Material for the task:
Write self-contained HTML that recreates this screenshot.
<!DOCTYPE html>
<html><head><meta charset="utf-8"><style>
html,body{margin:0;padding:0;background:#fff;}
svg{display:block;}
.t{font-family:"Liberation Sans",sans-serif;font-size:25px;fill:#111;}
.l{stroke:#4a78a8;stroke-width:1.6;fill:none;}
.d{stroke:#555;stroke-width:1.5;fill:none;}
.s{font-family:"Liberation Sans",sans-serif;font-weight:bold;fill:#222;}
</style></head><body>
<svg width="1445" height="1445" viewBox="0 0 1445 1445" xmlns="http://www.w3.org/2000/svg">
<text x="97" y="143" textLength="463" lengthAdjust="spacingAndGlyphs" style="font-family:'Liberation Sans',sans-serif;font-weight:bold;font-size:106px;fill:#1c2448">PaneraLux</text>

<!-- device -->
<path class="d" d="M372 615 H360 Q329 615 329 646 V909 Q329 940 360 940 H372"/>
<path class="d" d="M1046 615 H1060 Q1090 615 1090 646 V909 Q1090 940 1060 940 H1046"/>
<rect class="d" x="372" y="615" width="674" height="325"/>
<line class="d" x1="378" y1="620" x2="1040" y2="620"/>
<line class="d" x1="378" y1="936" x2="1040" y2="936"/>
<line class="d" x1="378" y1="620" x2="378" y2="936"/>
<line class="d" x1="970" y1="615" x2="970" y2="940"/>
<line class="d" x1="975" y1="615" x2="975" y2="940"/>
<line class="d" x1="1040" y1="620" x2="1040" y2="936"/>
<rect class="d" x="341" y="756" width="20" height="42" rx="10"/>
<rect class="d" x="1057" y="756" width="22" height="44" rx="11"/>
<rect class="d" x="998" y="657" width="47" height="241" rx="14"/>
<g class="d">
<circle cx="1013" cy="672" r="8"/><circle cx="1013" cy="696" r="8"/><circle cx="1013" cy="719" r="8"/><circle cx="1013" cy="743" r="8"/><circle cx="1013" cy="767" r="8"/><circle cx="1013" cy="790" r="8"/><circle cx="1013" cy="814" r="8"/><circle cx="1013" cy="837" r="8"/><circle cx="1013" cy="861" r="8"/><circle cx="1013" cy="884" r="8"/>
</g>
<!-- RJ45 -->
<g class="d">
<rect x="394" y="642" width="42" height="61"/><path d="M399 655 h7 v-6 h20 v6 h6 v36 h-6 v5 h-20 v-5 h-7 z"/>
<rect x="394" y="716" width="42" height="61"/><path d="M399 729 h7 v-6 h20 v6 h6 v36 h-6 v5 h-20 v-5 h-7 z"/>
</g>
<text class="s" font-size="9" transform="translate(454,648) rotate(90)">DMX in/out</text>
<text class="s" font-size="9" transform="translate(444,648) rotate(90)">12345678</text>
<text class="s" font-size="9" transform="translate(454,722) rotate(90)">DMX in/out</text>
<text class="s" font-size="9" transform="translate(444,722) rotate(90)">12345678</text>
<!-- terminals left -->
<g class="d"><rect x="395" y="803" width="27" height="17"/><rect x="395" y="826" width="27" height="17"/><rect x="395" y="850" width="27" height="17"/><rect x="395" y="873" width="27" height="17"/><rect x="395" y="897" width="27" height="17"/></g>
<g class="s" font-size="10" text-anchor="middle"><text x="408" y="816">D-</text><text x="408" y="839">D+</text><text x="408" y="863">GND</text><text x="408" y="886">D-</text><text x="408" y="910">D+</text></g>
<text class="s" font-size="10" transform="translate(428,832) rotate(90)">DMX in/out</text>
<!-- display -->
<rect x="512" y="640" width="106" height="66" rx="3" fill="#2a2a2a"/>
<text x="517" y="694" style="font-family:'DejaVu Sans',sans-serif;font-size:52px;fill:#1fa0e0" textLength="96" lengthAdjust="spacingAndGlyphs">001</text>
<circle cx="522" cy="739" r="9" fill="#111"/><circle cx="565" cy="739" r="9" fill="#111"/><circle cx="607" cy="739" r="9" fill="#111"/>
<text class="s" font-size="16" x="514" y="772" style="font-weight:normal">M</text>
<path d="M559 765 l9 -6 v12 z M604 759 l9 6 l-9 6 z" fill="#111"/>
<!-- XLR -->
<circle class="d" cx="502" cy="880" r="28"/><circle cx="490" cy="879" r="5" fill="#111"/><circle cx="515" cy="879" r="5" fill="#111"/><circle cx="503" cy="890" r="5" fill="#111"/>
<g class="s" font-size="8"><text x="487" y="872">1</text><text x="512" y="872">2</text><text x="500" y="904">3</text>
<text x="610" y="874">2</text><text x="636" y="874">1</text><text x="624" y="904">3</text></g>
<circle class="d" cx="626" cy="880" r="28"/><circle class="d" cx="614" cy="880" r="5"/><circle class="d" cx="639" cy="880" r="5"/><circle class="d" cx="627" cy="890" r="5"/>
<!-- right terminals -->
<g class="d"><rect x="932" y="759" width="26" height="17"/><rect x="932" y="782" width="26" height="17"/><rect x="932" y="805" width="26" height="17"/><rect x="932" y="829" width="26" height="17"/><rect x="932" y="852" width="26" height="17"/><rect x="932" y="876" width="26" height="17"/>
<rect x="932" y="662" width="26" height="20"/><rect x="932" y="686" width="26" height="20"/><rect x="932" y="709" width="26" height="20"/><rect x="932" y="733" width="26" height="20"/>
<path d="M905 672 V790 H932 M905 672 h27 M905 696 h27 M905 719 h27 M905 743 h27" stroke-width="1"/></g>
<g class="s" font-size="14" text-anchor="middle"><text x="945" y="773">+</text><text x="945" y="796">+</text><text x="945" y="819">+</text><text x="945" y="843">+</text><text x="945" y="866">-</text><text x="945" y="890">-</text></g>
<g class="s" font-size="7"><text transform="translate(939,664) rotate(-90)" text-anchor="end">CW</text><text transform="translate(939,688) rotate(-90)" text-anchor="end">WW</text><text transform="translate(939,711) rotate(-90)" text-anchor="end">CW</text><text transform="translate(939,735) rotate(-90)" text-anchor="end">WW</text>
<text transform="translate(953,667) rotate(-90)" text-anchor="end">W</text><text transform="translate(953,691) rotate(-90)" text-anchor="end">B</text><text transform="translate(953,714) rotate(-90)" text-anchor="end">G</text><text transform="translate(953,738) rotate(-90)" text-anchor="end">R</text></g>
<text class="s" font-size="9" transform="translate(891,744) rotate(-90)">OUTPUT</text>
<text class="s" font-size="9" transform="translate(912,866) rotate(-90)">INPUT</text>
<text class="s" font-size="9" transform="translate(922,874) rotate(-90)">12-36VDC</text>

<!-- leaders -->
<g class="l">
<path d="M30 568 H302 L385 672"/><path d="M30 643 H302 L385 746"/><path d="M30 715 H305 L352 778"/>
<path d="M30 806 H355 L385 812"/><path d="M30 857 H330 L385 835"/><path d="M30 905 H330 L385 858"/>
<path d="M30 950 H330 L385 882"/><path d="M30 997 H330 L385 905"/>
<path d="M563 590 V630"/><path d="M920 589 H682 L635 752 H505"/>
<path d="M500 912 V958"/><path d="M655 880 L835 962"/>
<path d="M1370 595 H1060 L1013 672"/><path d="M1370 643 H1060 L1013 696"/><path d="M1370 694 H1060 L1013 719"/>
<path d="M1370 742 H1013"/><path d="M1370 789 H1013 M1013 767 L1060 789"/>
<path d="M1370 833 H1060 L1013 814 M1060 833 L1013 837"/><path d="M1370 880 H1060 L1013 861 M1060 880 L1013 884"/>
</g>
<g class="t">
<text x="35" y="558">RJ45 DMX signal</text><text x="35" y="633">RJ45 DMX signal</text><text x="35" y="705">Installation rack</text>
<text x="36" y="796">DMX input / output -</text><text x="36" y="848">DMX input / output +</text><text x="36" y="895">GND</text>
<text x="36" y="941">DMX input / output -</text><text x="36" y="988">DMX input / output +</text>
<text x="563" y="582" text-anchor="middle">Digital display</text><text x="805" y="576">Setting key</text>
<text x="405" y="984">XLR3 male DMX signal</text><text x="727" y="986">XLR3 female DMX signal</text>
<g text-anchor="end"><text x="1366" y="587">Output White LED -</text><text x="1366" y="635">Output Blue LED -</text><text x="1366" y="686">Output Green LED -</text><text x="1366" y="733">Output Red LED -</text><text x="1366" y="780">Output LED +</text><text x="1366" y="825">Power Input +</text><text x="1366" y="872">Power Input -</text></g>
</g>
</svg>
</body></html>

* * *

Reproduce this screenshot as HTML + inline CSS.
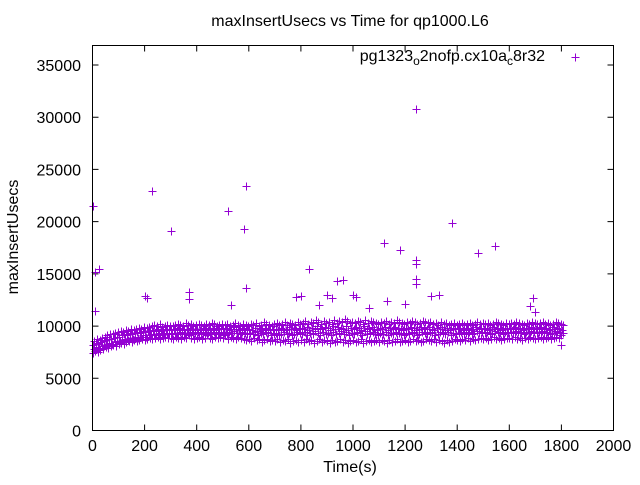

Exercise instructions:
Where a line of the material above holds the string "this", copy that line.

Written solution:
Write self-contained HTML that recreates this screenshot.
Reproduce this screenshot as HTML + inline CSS.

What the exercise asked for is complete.